--- START INPUT MATERIAL ---
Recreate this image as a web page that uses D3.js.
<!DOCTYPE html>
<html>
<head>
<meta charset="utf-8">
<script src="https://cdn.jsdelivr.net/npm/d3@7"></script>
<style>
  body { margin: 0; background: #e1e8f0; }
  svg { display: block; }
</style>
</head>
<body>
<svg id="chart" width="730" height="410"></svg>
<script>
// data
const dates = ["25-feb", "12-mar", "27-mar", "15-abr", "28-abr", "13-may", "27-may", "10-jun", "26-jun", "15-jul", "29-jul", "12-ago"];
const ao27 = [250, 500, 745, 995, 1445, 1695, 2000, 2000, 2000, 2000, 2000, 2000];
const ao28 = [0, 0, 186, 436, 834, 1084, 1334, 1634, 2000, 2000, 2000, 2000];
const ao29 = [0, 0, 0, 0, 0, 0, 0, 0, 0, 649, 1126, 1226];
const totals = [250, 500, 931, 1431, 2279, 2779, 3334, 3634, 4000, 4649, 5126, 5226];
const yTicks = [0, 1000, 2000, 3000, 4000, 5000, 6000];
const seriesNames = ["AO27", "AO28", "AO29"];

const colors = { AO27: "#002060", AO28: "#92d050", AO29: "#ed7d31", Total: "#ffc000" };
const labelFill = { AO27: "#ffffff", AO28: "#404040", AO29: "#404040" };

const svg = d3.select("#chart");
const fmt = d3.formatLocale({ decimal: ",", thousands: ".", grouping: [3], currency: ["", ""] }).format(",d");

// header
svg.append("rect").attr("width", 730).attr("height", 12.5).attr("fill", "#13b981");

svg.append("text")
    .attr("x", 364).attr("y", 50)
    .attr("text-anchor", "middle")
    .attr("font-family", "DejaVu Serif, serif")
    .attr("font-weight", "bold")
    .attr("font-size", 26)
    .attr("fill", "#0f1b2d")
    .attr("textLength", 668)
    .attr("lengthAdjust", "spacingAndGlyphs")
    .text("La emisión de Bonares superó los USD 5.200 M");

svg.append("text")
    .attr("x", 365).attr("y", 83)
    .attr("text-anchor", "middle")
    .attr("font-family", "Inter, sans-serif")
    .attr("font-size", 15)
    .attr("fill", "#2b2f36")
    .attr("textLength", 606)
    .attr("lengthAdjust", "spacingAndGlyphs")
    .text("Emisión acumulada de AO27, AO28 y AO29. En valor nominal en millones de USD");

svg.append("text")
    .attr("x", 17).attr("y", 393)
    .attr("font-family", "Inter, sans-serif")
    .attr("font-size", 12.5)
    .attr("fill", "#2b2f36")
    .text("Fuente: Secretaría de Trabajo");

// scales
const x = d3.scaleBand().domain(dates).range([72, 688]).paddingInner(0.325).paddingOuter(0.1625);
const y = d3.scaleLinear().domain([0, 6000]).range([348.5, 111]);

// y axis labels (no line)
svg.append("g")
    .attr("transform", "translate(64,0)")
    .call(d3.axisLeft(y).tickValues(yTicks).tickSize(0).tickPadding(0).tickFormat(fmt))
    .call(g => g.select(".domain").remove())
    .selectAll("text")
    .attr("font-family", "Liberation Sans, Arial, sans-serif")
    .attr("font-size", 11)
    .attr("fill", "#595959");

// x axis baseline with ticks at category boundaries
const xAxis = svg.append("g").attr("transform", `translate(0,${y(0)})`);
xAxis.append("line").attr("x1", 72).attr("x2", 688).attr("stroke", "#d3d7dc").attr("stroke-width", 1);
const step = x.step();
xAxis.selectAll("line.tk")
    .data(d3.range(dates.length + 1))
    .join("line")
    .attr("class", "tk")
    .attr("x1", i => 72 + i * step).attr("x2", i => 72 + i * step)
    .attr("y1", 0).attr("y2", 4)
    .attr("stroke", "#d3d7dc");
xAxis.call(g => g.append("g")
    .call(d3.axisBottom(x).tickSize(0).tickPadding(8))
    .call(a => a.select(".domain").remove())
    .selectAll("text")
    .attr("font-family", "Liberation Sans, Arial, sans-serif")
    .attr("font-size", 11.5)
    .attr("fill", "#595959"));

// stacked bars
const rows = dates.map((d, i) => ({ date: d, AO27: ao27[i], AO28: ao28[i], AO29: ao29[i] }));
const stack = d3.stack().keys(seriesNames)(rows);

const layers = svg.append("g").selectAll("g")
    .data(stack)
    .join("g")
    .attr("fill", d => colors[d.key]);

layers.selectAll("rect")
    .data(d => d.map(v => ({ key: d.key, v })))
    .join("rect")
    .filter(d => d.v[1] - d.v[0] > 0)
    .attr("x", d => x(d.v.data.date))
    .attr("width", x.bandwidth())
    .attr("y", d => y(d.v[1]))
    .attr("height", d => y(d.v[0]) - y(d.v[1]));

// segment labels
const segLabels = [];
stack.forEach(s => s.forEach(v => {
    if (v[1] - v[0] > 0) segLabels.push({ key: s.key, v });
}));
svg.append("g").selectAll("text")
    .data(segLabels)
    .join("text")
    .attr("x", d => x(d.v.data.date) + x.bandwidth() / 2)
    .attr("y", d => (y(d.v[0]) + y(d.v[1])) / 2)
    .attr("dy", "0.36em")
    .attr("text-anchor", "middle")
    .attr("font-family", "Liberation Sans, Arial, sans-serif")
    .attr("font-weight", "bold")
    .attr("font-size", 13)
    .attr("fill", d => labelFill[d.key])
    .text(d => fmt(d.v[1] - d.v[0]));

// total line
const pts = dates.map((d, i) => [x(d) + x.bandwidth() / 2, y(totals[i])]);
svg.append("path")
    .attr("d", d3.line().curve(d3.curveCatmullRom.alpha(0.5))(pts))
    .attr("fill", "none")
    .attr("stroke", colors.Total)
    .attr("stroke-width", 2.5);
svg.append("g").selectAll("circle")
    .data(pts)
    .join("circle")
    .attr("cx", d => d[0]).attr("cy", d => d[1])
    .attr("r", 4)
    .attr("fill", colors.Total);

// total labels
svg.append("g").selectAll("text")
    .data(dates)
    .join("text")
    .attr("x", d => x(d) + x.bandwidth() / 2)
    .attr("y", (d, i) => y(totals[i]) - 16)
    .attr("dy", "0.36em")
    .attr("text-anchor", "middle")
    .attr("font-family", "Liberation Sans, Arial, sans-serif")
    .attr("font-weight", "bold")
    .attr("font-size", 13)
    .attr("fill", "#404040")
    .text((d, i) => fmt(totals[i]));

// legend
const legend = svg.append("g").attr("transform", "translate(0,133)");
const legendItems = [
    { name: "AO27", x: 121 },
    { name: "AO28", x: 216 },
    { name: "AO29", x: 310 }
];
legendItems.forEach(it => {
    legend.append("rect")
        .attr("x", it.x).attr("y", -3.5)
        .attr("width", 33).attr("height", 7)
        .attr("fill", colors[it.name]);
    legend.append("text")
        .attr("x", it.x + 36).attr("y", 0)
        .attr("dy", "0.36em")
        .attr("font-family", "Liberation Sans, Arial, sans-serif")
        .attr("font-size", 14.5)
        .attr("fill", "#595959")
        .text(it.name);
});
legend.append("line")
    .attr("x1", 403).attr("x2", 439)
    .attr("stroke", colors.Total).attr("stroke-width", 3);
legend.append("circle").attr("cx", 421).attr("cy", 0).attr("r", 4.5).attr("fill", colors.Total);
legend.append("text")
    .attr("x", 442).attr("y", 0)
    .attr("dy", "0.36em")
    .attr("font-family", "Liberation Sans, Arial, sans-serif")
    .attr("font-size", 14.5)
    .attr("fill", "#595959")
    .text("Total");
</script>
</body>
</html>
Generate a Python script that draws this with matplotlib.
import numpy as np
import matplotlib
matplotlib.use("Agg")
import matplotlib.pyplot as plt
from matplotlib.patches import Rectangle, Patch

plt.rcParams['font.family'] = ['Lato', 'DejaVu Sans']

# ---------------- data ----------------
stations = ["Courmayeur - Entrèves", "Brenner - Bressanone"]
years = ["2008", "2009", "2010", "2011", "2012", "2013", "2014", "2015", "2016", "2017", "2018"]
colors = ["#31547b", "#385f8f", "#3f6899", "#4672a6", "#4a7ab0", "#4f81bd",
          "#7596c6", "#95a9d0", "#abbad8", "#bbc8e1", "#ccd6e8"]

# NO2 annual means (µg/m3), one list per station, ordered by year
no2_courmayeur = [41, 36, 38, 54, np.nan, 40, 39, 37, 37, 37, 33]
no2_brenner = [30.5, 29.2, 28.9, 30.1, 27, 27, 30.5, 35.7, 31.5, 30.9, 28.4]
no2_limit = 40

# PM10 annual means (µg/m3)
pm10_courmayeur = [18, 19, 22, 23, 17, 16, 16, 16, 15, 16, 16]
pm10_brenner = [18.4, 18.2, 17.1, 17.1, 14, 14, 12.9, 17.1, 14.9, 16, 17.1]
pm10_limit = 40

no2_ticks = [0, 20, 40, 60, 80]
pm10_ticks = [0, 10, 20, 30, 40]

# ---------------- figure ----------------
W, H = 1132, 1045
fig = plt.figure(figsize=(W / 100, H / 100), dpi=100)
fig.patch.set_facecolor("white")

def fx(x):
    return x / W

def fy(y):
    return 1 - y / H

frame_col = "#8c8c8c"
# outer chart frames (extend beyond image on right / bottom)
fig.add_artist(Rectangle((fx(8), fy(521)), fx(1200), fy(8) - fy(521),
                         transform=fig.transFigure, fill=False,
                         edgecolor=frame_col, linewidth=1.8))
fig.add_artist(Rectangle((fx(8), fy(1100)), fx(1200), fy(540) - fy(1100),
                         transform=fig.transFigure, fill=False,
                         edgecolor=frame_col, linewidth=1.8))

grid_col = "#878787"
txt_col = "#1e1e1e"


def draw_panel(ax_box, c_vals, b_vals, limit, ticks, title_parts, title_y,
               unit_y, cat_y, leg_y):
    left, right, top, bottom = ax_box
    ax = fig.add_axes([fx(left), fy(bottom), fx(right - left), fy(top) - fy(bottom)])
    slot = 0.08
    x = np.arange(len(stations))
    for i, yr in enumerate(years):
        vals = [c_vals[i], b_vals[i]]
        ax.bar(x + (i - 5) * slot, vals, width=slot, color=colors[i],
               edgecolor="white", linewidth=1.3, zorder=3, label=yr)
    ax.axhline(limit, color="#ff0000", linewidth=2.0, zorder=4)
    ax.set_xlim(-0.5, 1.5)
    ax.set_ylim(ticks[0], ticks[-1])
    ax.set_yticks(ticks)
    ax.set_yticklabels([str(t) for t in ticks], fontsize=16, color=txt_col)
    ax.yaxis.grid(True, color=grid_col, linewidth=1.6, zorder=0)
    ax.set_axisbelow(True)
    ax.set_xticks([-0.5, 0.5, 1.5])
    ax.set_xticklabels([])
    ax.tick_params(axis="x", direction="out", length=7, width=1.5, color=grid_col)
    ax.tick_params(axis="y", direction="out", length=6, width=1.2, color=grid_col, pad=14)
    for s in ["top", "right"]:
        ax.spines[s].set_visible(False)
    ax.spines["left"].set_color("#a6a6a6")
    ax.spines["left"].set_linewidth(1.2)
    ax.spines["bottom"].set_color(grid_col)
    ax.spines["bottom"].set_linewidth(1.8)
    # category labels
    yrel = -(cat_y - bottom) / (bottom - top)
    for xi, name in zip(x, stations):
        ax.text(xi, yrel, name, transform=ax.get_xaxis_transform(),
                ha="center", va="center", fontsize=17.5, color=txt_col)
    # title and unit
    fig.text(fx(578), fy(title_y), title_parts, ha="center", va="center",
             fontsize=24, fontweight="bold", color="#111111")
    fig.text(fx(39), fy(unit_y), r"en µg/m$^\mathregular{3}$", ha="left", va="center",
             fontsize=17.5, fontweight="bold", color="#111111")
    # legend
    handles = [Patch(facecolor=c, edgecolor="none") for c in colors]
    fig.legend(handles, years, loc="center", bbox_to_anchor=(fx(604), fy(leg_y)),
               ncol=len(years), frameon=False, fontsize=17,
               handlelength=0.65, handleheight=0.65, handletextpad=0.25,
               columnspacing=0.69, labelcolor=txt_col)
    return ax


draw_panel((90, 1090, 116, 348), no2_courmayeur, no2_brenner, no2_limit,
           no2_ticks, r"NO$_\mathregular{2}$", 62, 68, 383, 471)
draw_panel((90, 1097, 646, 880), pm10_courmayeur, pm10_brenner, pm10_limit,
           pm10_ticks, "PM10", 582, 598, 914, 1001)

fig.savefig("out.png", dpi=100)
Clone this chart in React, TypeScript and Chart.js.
--- END INPUT MATERIAL ---
### TASK DETAILS
Please print the material above exactly as it appears, from its first line through the line containing "emisión de Bonares", inclusive, and stop there.

### SOLVED EXERCISE
Recreate this image as a web page that uses D3.js.
<!DOCTYPE html>
<html>
<head>
<meta charset="utf-8">
<script src="https://cdn.jsdelivr.net/npm/d3@7"></script>
<style>
  body { margin: 0; background: #e1e8f0; }
  svg { display: block; }
</style>
</head>
<body>
<svg id="chart" width="730" height="410"></svg>
<script>
// data
const dates = ["25-feb", "12-mar", "27-mar", "15-abr", "28-abr", "13-may", "27-may", "10-jun", "26-jun", "15-jul", "29-jul", "12-ago"];
const ao27 = [250, 500, 745, 995, 1445, 1695, 2000, 2000, 2000, 2000, 2000, 2000];
const ao28 = [0, 0, 186, 436, 834, 1084, 1334, 1634, 2000, 2000, 2000, 2000];
const ao29 = [0, 0, 0, 0, 0, 0, 0, 0, 0, 649, 1126, 1226];
const totals = [250, 500, 931, 1431, 2279, 2779, 3334, 3634, 4000, 4649, 5126, 5226];
const yTicks = [0, 1000, 2000, 3000, 4000, 5000, 6000];
const seriesNames = ["AO27", "AO28", "AO29"];

const colors = { AO27: "#002060", AO28: "#92d050", AO29: "#ed7d31", Total: "#ffc000" };
const labelFill = { AO27: "#ffffff", AO28: "#404040", AO29: "#404040" };

const svg = d3.select("#chart");
const fmt = d3.formatLocale({ decimal: ",", thousands: ".", grouping: [3], currency: ["", ""] }).format(",d");

// header
svg.append("rect").attr("width", 730).attr("height", 12.5).attr("fill", "#13b981");

svg.append("text")
    .attr("x", 364).attr("y", 50)
    .attr("text-anchor", "middle")
    .attr("font-family", "DejaVu Serif, serif")
    .attr("font-weight", "bold")
    .attr("font-size", 26)
    .attr("fill", "#0f1b2d")
    .attr("textLength", 668)
    .attr("lengthAdjust", "spacingAndGlyphs")
    .text("La emisión de Bonares superó los USD 5.200 M");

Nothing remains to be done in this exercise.